What Should a Facebook Report Include?
A strong Facebook report sample should make it effortless to track Facebook performance, explain results, and unearth insights that guide your social media strategy.
Here’s what you should add to your Facebook analytics report:
1. Performance Summary
Start your report with the essentials:
- The date range for your reporting period
- A goal widget that visualizes how close you are to reaching your KPIs
- A performance summary list showing your key metrics like reach, engagement, and page views
- Summaries and recommendations text box
Use Whatagraph IQ to generate your summary and recommendations automatically. Choose from four content types — Summary, Wins, Issues, or Recommendations — or use your own custom prompt.
IQ analyzes the real Facebook data in your report (no hallucinations) and writes insights in 18 languages. There are no data security risks either since your data never has to leave Whatagraph.
2. Followers Breakdown

Understand your audience growth at a glance.
See your total followers, new followers gained, and users who stopped following. Visualize follower changes with a followers over time trend line.
Add audience demographics by country and city to identify where engagement is coming from and align your content strategy with your target audience.
3. Impressions and Reach Breakdown

This section focuses on page performance and visibility.
Track page post impressions, reach, and page views, and visualize the relationship between them with a funnel chart.
Monitor page views over time and compare reach vs. followers to spot organic growth trends. These performance metrics help you see how effectively your Facebook content is expanding audience reach.
4. Engagement Breakdown

Dive into how your audience interacts with your posts.
Show engagement metrics like post engagements, engagement rate, and CTA clicks to evaluate content performance. Use line charts to track engagement trends and compare them with reach over time.
Break engagement down by type — likes, comments, and shares — with pie charts and reaction breakdowns that show unique engagement averages. This section highlights what drives the strongest interaction across your Facebook posts.
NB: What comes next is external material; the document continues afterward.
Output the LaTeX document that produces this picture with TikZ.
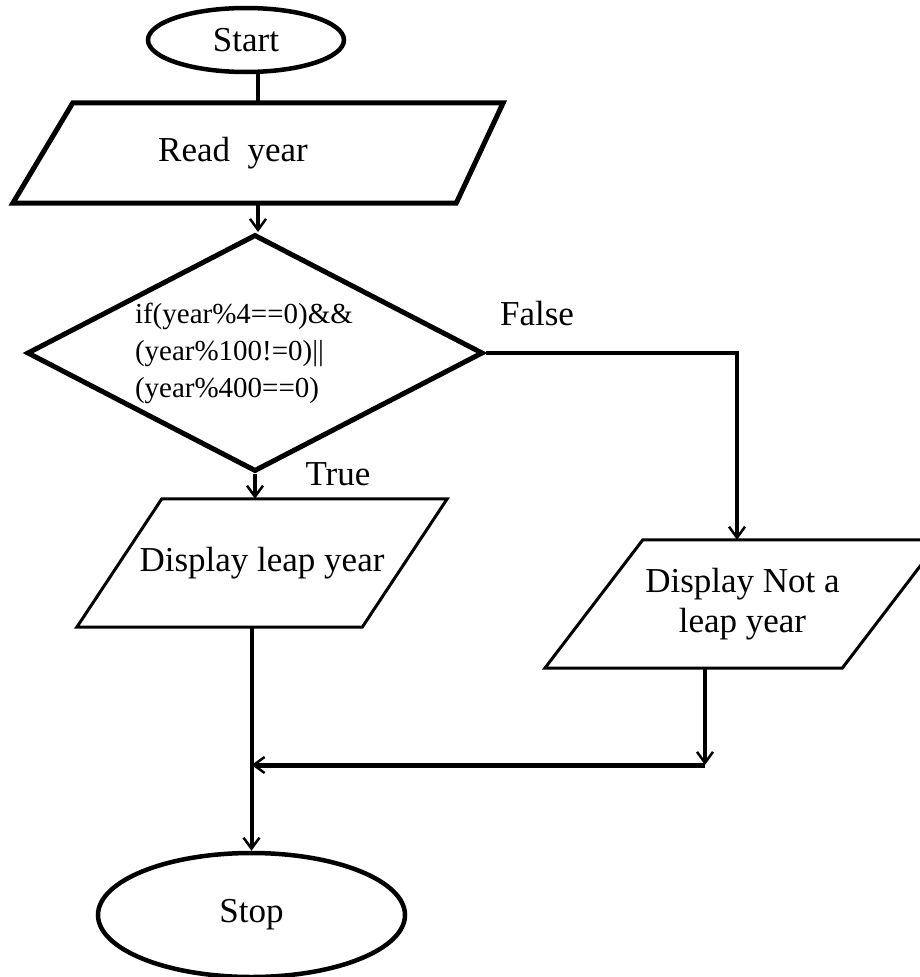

5. Top-Performing Posts Breakdown

This post performance section shows which posts resonate most with your audience.
Include a table that lists all posts alongside key metrics like impressions, engagement rate, reactions, comments, and link clicks.
Then, add a carousel view of your top-performing posts to showcase standout visuals and creative results that support your social media marketing efforts.
6. Reels Performance Breakdown
Analyze your video content performance with data-rich insights on your Facebook Reels.
Track video plays (3s and 30s), replays, total view time, and average view duration.
Include a table showing performance per reel — with metrics like reach, reactions, comments, shares, and engagement rate — plus maps showing video plays by country and city. Wrap up with a carousel of top Reels to highlight creative assets and their engagement outcomes.